94.72(10)(10)Sampling, analysis. No action may be maintained for a violation of this section based upon an analysis of a sample from less than 10 separate original packages, unless there are less than 10 separate original packages in the lot, in which case portions for the official sample shall be taken from each original package. If the feed product is in bulk, portions shall be taken from not less than 10 different places in the lot but this does not exclude sampling in bulk when not exposed sufficiently to take portions from 10 different places, in which case portions are to be taken from as many places as practicable. If the sample procured is larger than is required, it shall be thoroughly mixed and quartered until a sample of suitable size remains.

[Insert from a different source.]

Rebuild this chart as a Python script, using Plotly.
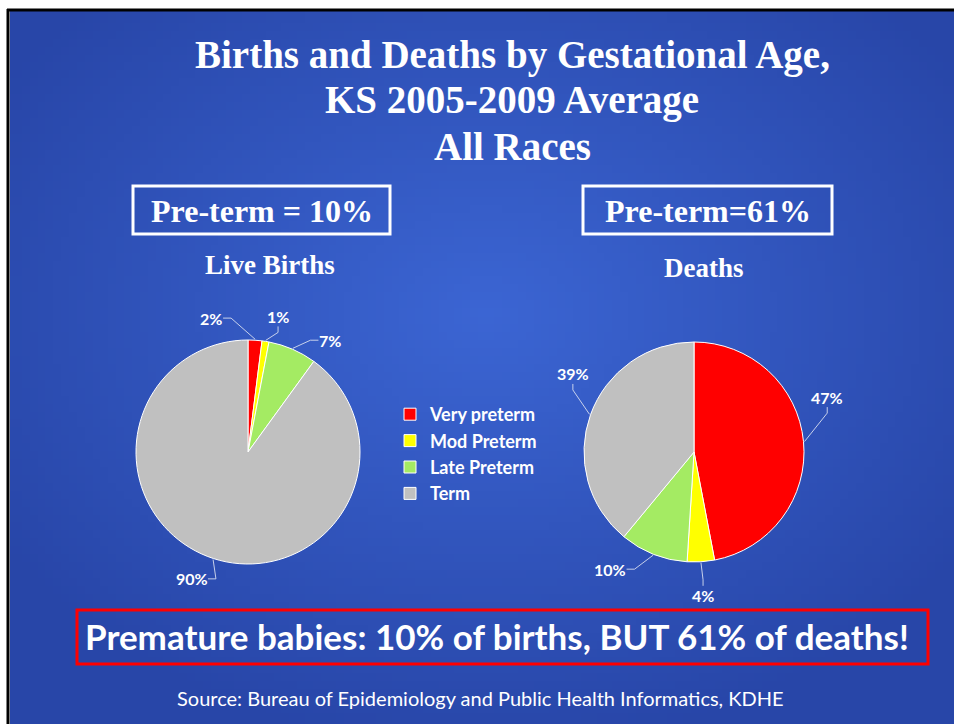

If requested the sample shall be divided into 2 parts, placed in suitable containers and sealed and one of the containers, if requested, shall be delivered to the person apparently in charge of the feeds. In sampling canned or small packaged goods, one entire can or small package is sufficient for examination. In sampling liquids or semiliquids a portion drawn from one container is sufficient for examination. The department shall analyze, or cause to be analyzed, the sample collected, and the result of the analysis, together with additional information as the department may deem advisable, shall be promptly transmitted to the manufacturer and to the dealer or person in whose possession the product was sampled, and shall be published annually. The manufacturer or person responsible for the placing of any commodity sampled upon the market or the dealer or person in whose possession the feed was found, upon request to the department within 10 days after the report is mailed, shall be furnished with a portion of the official sample. The methods of analysis shall be those in effect at the time by the association of official analytical chemists.